Destruction of wetlands will release massive greenhouse gases

July 21st, 2008 - 1:54 pm ICT by IANS  


Washington, July 21 (IANS) Destruction of wetlands will release a staggering 771 billion tonnes of greenhouse gases like carbon dioxide and methane into the atmosphere, with devastating consequences. Meeting in Cuiaba at the edge of South America’s Pantanal wetland on Monday, 700 experts from 28 nations at the 8th INTECOL International Wetlands Conference will prescribe measures urgently needed to manage these vibrant ecosystems.

Global warming is speeding both rates of decomposition of trapped organic material and evaporation, while threatening critical sources of wetlands recharge by melting glaciers and reducing precipitation.

Covering just six percent of earth’s surface, wetlands comprising marshes, peat bogs, swamps, river deltas, mangroves, tundra and lagoons, store 10-20 percent of its terrestrial carbon.
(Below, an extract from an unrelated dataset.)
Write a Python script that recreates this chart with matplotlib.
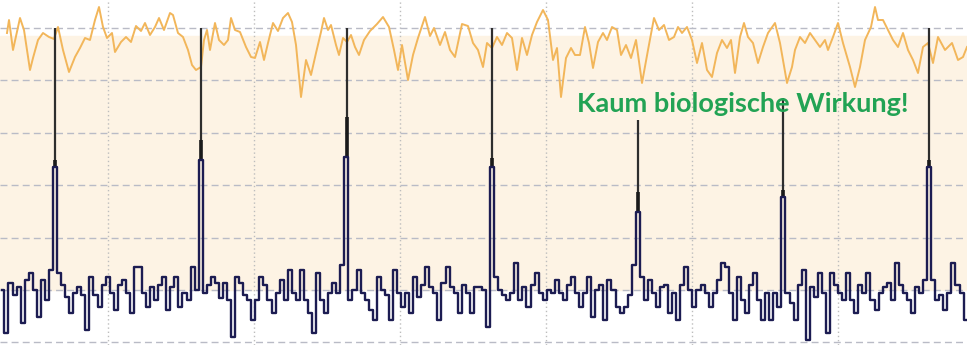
import matplotlib
matplotlib.use("Agg")
import matplotlib.pyplot as plt
import numpy as np

# orange curve: time (t) and amplitude
orange_t = [7, 9, 13, 20, 24, 30, 33, 38, 43, 49, 54, 58, 63, 69, 75, 80, 85, 90, 95, 99,
            103, 107, 112, 115, 121, 126, 131, 136, 141, 145, 150, 155, 159, 164, 170, 173,
            178, 183, 188, 192, 196, 201, 204, 207, 210, 215, 219, 224, 228, 231, 235, 240,
            246, 251, 255, 260, 264, 268, 273, 278, 283, 288, 292, 296, 301, 306, 311, 316,
            321, 324, 328, 331, 336, 339, 343, 347, 351, 355, 359, 364, 370, 377, 383, 389,
            394, 398, 402, 408, 413, 418, 425, 430, 434, 440, 445, 450, 455, 462, 468, 473,
            478, 483, 487, 492, 497, 502, 507, 512, 517, 522, 527, 532, 537, 543, 548, 553,
            557, 561, 566, 571, 575, 580, 585, 589, 593, 598, 603, 607, 612, 617, 621, 626,
            631, 636, 642, 648, 654, 659, 664, 669, 674, 678, 682, 687, 692, 697, 702, 707,
            712, 717, 722, 727, 731, 735, 740, 744, 748, 753, 758, 763, 768, 775, 780, 787,
            792, 795, 800, 805, 810, 815, 820, 825, 828, 833, 838, 843, 850, 855, 860, 865,
            871, 875, 878, 883, 888, 893, 898, 903, 908, 913, 918, 923, 928, 933, 938, 945,
            952, 958, 963, 967]
orange_a = [257, 270, 240, 272, 260, 220, 232, 250, 257, 253, 251, 263, 240, 218, 233, 242,
            252, 250, 270, 283, 263, 252, 257, 238, 248, 253, 248, 264, 259, 267, 255, 263,
            272, 260, 277, 275, 257, 253, 240, 225, 220, 223, 250, 260, 240, 267, 250, 245,
            250, 272, 260, 258, 243, 233, 232, 248, 230, 247, 267, 259, 272, 277, 268, 245,
            193, 230, 215, 237, 258, 272, 260, 265, 245, 235, 252, 248, 255, 243, 235, 250,
            259, 266, 273, 263, 240, 220, 245, 210, 235, 252, 273, 254, 262, 245, 258, 240,
            233, 266, 264, 247, 240, 223, 247, 242, 253, 245, 257, 252, 220, 252, 235, 255,
            268, 280, 270, 230, 242, 193, 232, 242, 235, 235, 263, 247, 222, 248, 257, 250,
            263, 260, 235, 245, 232, 250, 207, 240, 272, 260, 265, 250, 253, 263, 257, 263,
            250, 227, 247, 220, 213, 237, 250, 242, 250, 217, 253, 267, 253, 247, 227, 243,
            257, 267, 247, 207, 223, 240, 253, 247, 257, 250, 243, 250, 240, 253, 267, 247,
            223, 203, 223, 250, 263, 283, 270, 270, 260, 250, 243, 257, 240, 230, 217, 243,
            247, 227, 253, 240, 247, 230, 233, 243]

# navy noise, sampled every dt starting at t0
noise_t0 = 2.4
noise_dt = 4.047
noise_a = [0, -43, 7, -5, 3, -33, 10, 17, 0, -27, 10, -10, 20, 123,
           17, 5, -7, -23, -3, 3, -5, -40, 13, -5, -17, 5, 13, -3, -20, 5, 10, -3, -23, 23,
           23, -3, -17, 3, -10, 5, 13, -20, 3, 13, -17, -3, -10, 23, 0, 130,
           -3, 5, 13, 7, -8, 7, -10, -47, 13, 7, -5, -10, -30, -10, 13, 5, -10, -23, -3, 10,
           -10, 20, -3, -10, 20, -10, -23, -43, 17, -10, -23, -3, 7, -3, 25, 133,
           -10, 0, 20, -3, -10, -20, -30, 13, 0, -5, -30, 20, -3, -17, -3, -23, 13, -7, 5,
           23, 3, -3, -30, 7, 23, 3, -3, -23, 5, -3, -23, 3, 3, 0, -37, 123,
           13, 0, -5, -10, -3, 27, -10, 3, -17, 5, 17, -3, -10, 0, -3, 10, -3, -10, 5, 13,
           -3, -17, -3, 13, -27, 0, 5, -30, 10, 0, -17, -23, -17, -5, 25, 78,
           13, -10, 10, -3, -17, 3, 5, -23, -3, -30, 5, 23, 0, -17, 0, 5, -3, -17, -3, 10,
           27, 23, -3, -30, 13, -10, -23, 5, 17, -10, -30, -3, -30, -3, -17, 93,
           -3, -13, -30, 5, 20, -50, 3, -7, 17, -3, -43, 17, 5, -3, -10, 17, -10, -23, 5,
           -3, 17, -10, -20, -3, 3, 7, -10, 27, 5, -3, -10, -23, 3, -3, 10, 123,
           10, -10, -5, -20, -3, 27, 5, -3, -30]

# spikes
spike_t = [55, 201, 347, 492, 638, 783, 929]
spike_peak = [262, 262, 262, 262, 170, 192, 262]
spike_knee = [130, 150, 173, 132, 98, 100, 130]
spike_mid = [123, 130, 133, 123, 78, 93, 123]

label = "Kaum biologische Wirkung!"

fig = plt.figure(figsize=(9.67, 3.45), dpi=100)
ax = fig.add_axes([0, 0, 1, 1])
ax.set_xlim(0, 967)
ax.set_ylim(-55, 290)

ax.axhspan(0, 254, color="#fdf3e4", zorder=0)

ax.set_xticks([107.5 + 146 * k for k in range(6)])
ax.set_yticks([52.4 * k for k in range(-1, 6)])
ax.xaxis.grid(True, color="#bdbdbd", lw=1.0, ls=(0, (1, 2)))
ax.yaxis.grid(True, color="#b9bbc6", lw=1.0, ls=(0, (5, 3)))
ax.set_axisbelow(True)
ax.tick_params(length=0, labelbottom=False, labelleft=False)
for s in ax.spines.values():
    s.set_visible(False)

ax.plot(orange_t, orange_a, color="#f2b65a", lw=1.4, zorder=3)

ax.vlines(spike_t, spike_mid, spike_peak, color="#2e2e2e", lw=1.6, zorder=4)
ax.vlines(spike_t, spike_mid, spike_knee, color="#1a1a1a", lw=2.6, zorder=4)

nt = noise_t0 + noise_dt * np.arange(len(noise_a))
ax.plot(nt, noise_a, color="#1c1c52", lw=1.7, drawstyle="steps-mid", zorder=5)

ax.text(577, 178, label, color="#22a354", fontsize=19.5, fontweight="bold",
        family=["Lato", "DejaVu Sans"], va="baseline", ha="left", zorder=6)

fig.savefig("out.png", dpi=100)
Wetlands slow the decay of organic material trapped and locked away over the ages in low oxygen conditions.

“Humanity in many parts of the world needs a wake-up call to fully appreciate the vital environmental, social and economic services wetlands provide,” said conference co-chair Paulo Teixeira.

He is the coordinator of the Cuiaba-based Pantanal Regional Environmental Programme, a joint effort of the United Nations University and Brazil’s Federal University of Mato Grasso (UFMT), which will host the event.
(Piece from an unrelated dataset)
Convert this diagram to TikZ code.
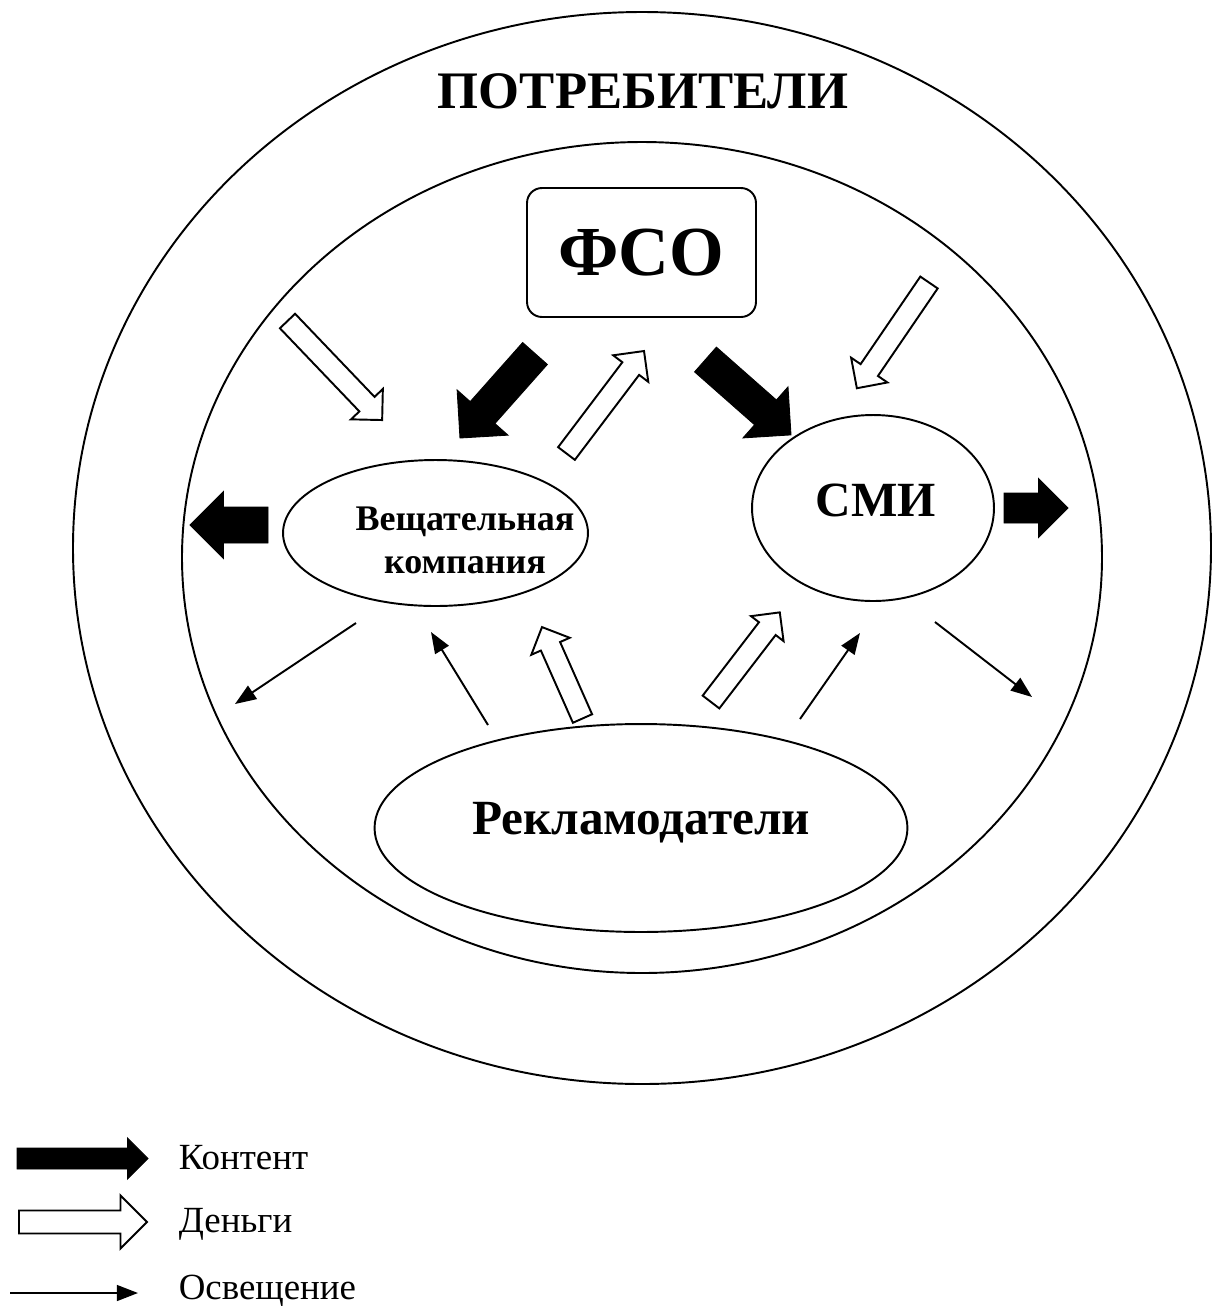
\documentclass[tikz,border=0pt]{standalone}
\usepackage{fontspec}
\setmainfont{Liberation Serif}
\usetikzlibrary{shapes.geometric,arrows.meta}

% block arrow: style, tail, angle, length, shaft width, head width
\newcommand{\fatarrow}[6]{%
  \begin{scope}[shift={#2},rotate=#3]
    \draw[#1] (0,-#5/2)--(#4-#6/2,-#5/2)--(#4-#6/2,-#6/2)--(#4,0)--(#4-#6/2,#6/2)--(#4-#6/2,#5/2)--(0,#5/2)--cycle;
  \end{scope}}

\begin{document}
\begin{tikzpicture}[x=0.02cm,y=-0.02cm,line width=1.1pt,
    ell/.style={draw,ellipse,inner sep=0pt},
    kontent/.style={draw=black,fill=black,line width=0.5pt,line join=miter},
    dengi/.style={draw=black,fill=white,line width=1.1pt,line join=miter},
    osv/.style={-{Triangle[length=12pt,width=9pt]},line width=1.1pt}]
                \useasboundingbox (0,0) rectangle (1212,1306);
                \draw (642,548) ellipse [x radius=569,y radius=536];
                \draw (642,557.5) ellipse [x radius=460,y radius=415.5];
                \node[font=\bfseries\fontsize{30}{36}\selectfont,anchor=base] (potr) at (643,108) {ПОТРЕБИТЕЛИ};
                \node[draw,rounded corners=8.5pt,minimum width=4.58cm,minimum height=2.58cm,
                    font=\bfseries\fontsize{40}{44}\selectfont] (fso) at (641.5,252.5) {ФСО};
                \node[ell,minimum width=6.1cm,minimum height=2.92cm] (vk) at (435.5,533) {};
                \node[font=\bfseries\fontsize{20.5}{24.5}\selectfont,align=center] (vktext) at (465,540) {Вещательная\\компания};
                \node[ell,minimum width=4.84cm,minimum height=3.72cm] (smi) at (873,508) {};
                \node[font=\bfseries\fontsize{28}{32}\selectfont] (smitext) at (876,500) {СМИ};
                \node[ell,minimum width=10.66cm,minimum height=4.16cm,
                    font=\bfseries\fontsize{28}{32}\selectfont] (rekl) at (641,828) {};
                \node[font=\bfseries\fontsize{28}{32}\selectfont] (rekltext) at (641,823) {Рекламодатели};
                % content
                \fatarrow{kontent}{(535,353.5)}{-131.6}{113}{33}{68}
                \fatarrow{kontent}{(705.5,359.5)}{-41.4}{114}{33}{68}
                \fatarrow{kontent}{(268,525)}{180}{78}{36}{67}
                \fatarrow{kontent}{(1004,508)}{0}{64}{30}{59}
                % money
                \fatarrow{dengi}{(287.5,321)}{-46.3}{137}{21}{44}
                \fatarrow{dengi}{(566.5,453.5)}{52.9}{128.5}{21}{44}
                \fatarrow{dengi}{(929,282.5)}{-124.3}{128}{21}{44}
                \fatarrow{dengi}{(582.5,718.5)}{113.9}{100}{21}{42}
                \fatarrow{dengi}{(711,702)}{52.5}{113}{21}{41}
                % coverage
                \coordinate (vk-a) at (356,623);
                \coordinate (vk-b) at (235,704);
                \coordinate (rv-a) at (488,725);
                \coordinate (rv-b) at (431,632);
                \coordinate (rs-a) at (800,719);
                \coordinate (rs-b) at (860,633);
                \coordinate (smi-a) at (935,622);
                \coordinate (smi-b) at (1032,697);
                \draw[osv] (vk-a)--(vk-b);
                \draw[osv] (rv-a)--(rv-b);
                \draw[osv] (rs-a)--(rs-b);
                \draw[osv] (smi-a)--(smi-b);
                % legend
                \fatarrow{kontent}{(17,1158.5)}{0}{131}{21}{41}
                \fatarrow{dengi}{(19,1222)}{0}{128}{23}{53}
                \coordinate (leg-a) at (10,1293);
                \coordinate (leg-b) at (138,1293);
                \draw[osv] (leg-a)--(leg-b);
                \node[font=\fontsize{21}{25}\selectfont,anchor=west] (leg-k) at (172,1158) {Контент};
                \node[font=\fontsize{21}{25}\selectfont,anchor=west] (leg-d) at (172,1224) {Деньги};
                \node[font=\fontsize{21}{25}\selectfont,anchor=west] (leg-o) at (172,1291) {Освещение};
            \end{tikzpicture}
\end{document}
If the decline of wetlands continues through human and climate change-related causes, scientists fear the release of carbon from these traditional sinks could compound the global warming problem significantly, said Prof. Paulo Speller, Rector of UFMT.

Some 60 percent of wetlands worldwide - and up to 90 percent in Europe - have been destroyed over the past century, due to drainage for agriculture but also through pollution, dams, canals, groundwater pumping, urban development and peat extraction.

“Wetlands act as sponges and their role as sources, reservoirs and regulators of water is largely unappreciated by many farmers and others who rely on steady water supplies,” said Wolfgang Junk of the Max Planck Institute.